Озеро нашлось на просторной равнине, немного южнее Линчёпинга. К тому времени он уже сменил машину. Под Хускварной завернул в мотель и угнал оттуда другой «мерседес». А после мчался, пока не выбился из сил. Неподалеку от Линчёпинга свернул с магистрали, потом съехал на совсем узкую дорогу и наконец увидел впереди озеро. Было это сразу после полуночи. Он устроился на заднем сиденье и заснул.

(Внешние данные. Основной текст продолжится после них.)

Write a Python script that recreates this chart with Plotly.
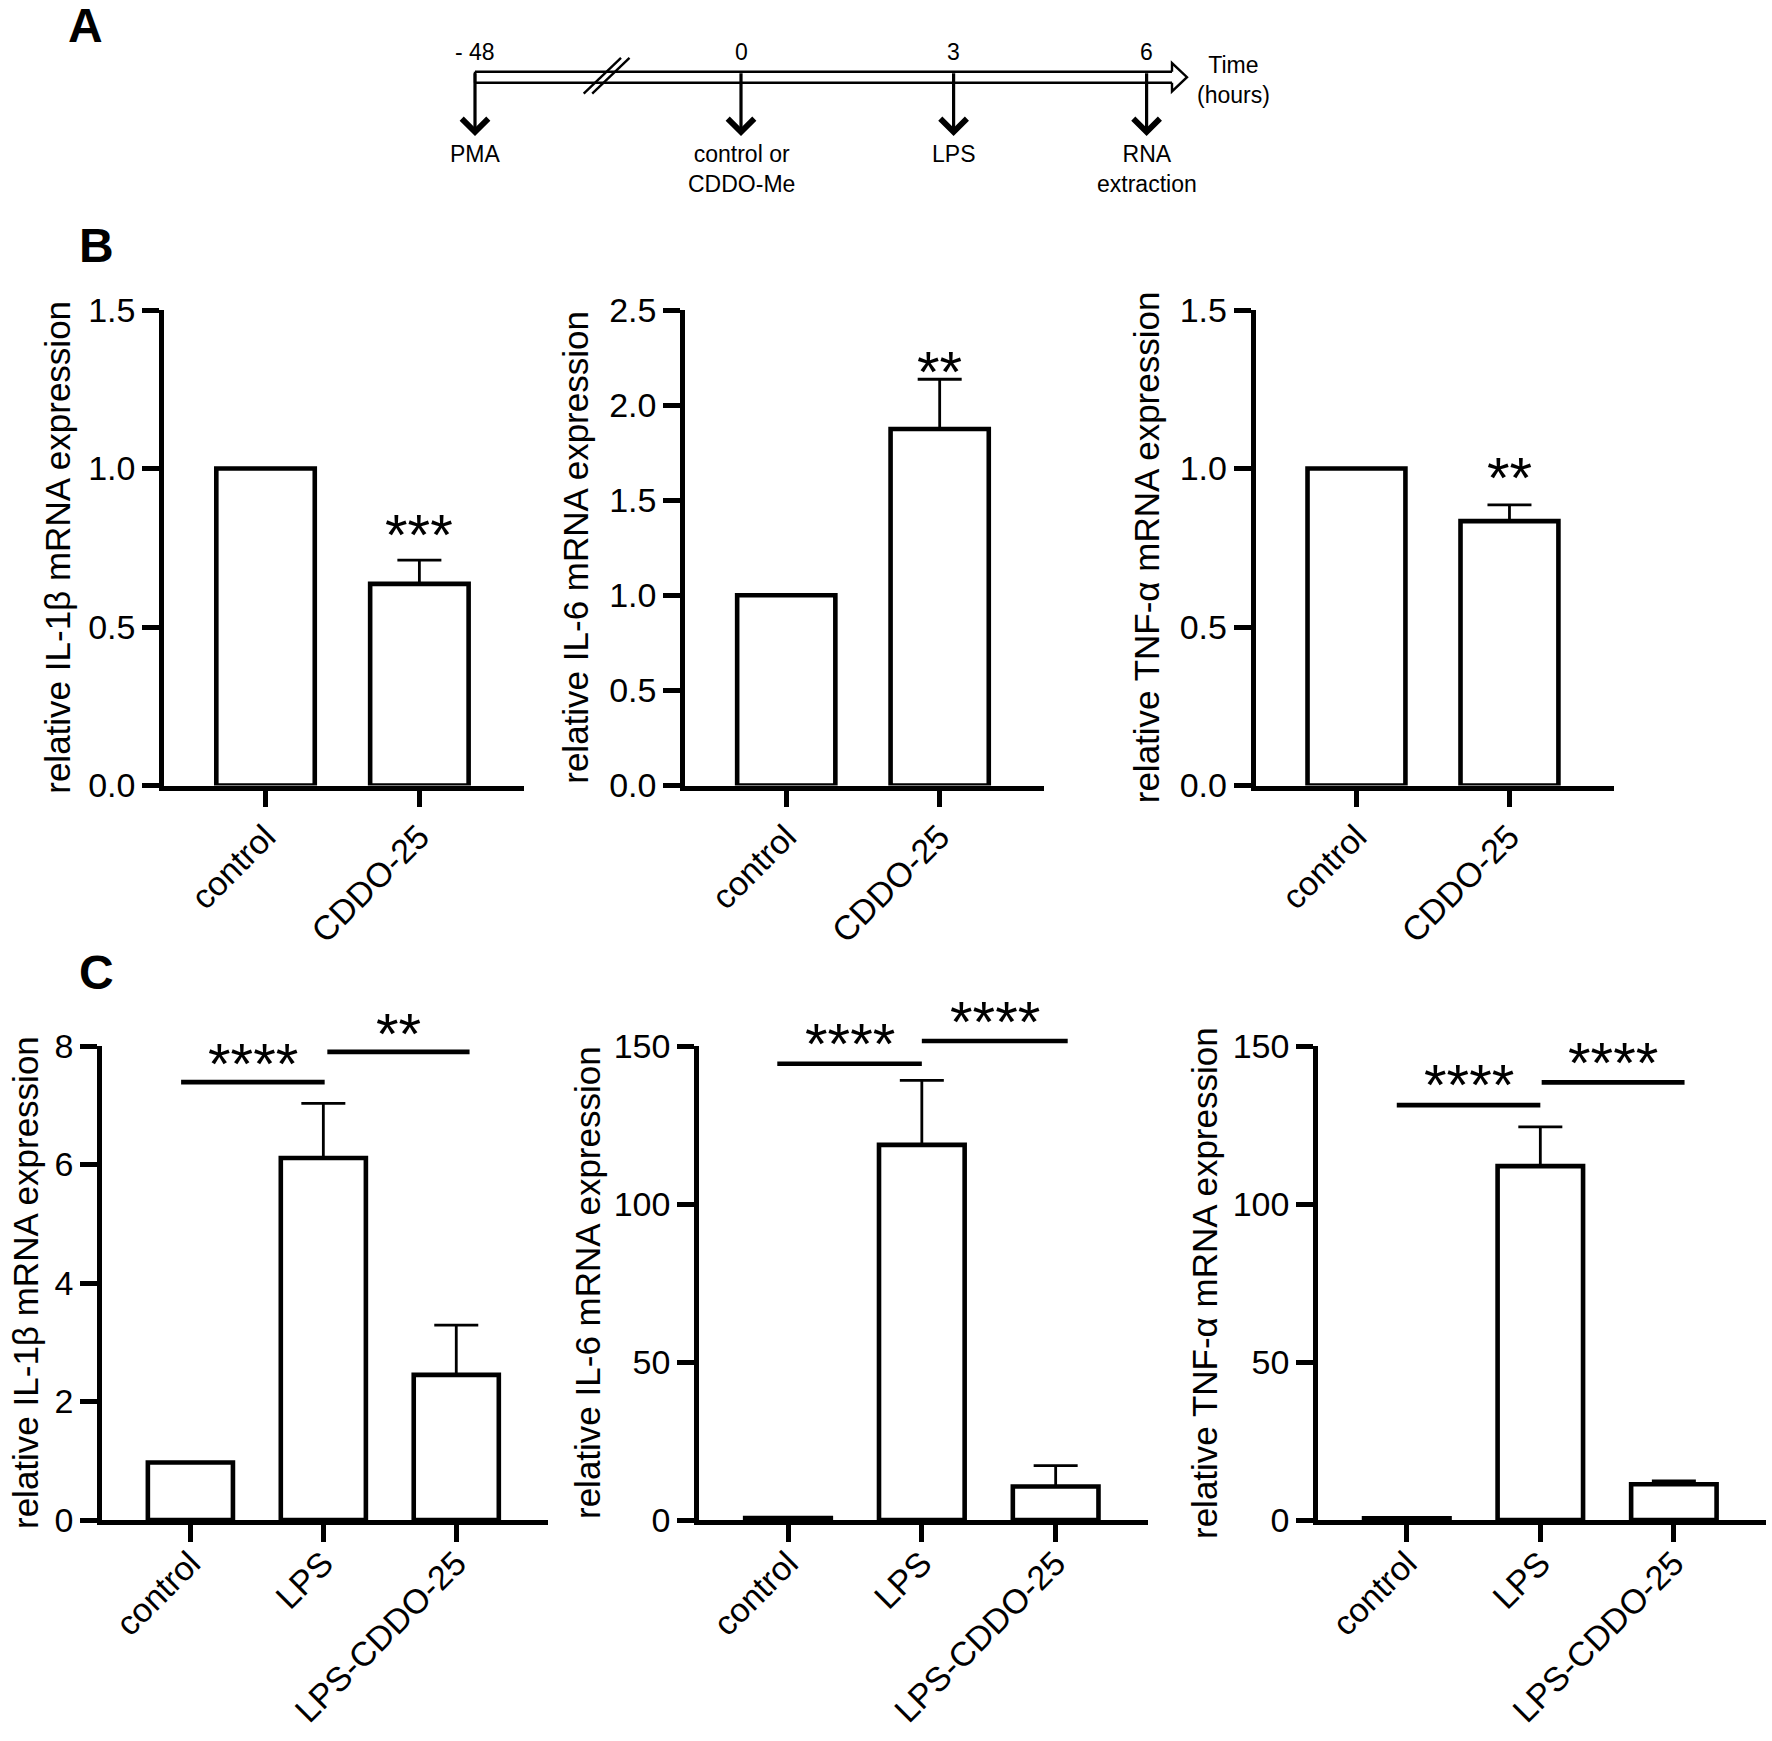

Я знаю, что сплю, сонгома. И все-таки говорю не я, а ты. Ты рассказываешь о великом Чаке, о великом воине, творце славы зулусов, который наводил повсюду страх и ужас. От его гнева люди замертво падали на землю. Он казнил целые полки, если они не проявляли должного мужества в какой-нибудь из бесконечных, никогда не прекращающихся войн. Чака — мой предок, в детстве, сидя у костра, я часто слушал вечерами рассказы о нем. Теперь я понимаю, отец вспоминал о нем, чтобы забыть о белом мире, в котором был вынужден жить. Чтобы выдержать непосильный труд в рудниках, страх перед обвалами в подземных выработках, перед ядовитыми газами, что разъедали ему легкие. Но ты рассказываешь о Чаке совсем другое, сонгома. Ты рассказываешь, что Чаку, сына Сензангакхоны, будто подменили, когда умерла Нолива, женщина, которую он любил. Сердце его наполнила великая тьма, он больше не мог любить ни людей, ни землю, в нем была только ненависть, пожиравшая его изнутри. Мало-помалу он утратил все человеческое, превратился в зверя, который радовался, лишь убивая, видя кровь и страдание. Но зачем ты рассказываешь мне об этом, сонгома? Неужели я стал таким, как он? Исчадием апартеида, кровожадным зверем? Я не верю тебе, сонгома. Я убиваю, но не без разбора. Я люблю смотреть на танцующих женщин, на их темные тела в отблесках пламени костров. Я хочу видеть, как танцуют мои дочери, сонгома. Танцуют без остановки, пока глаза мои не закроются и я не вернусь в подземный мир, где встречу тебя и ты откроешь мне последнюю тайну…

Около пяти утра он проснулся, как от толчка.

Рядом с машиной пела птица, никогда раньше он не слышал такой песни.

Потом он двинулся дальше на север.

Около одиннадцати подъехал к Стокгольму.

Была среда, 29 апреля 1992 года, канун студенческого праздника.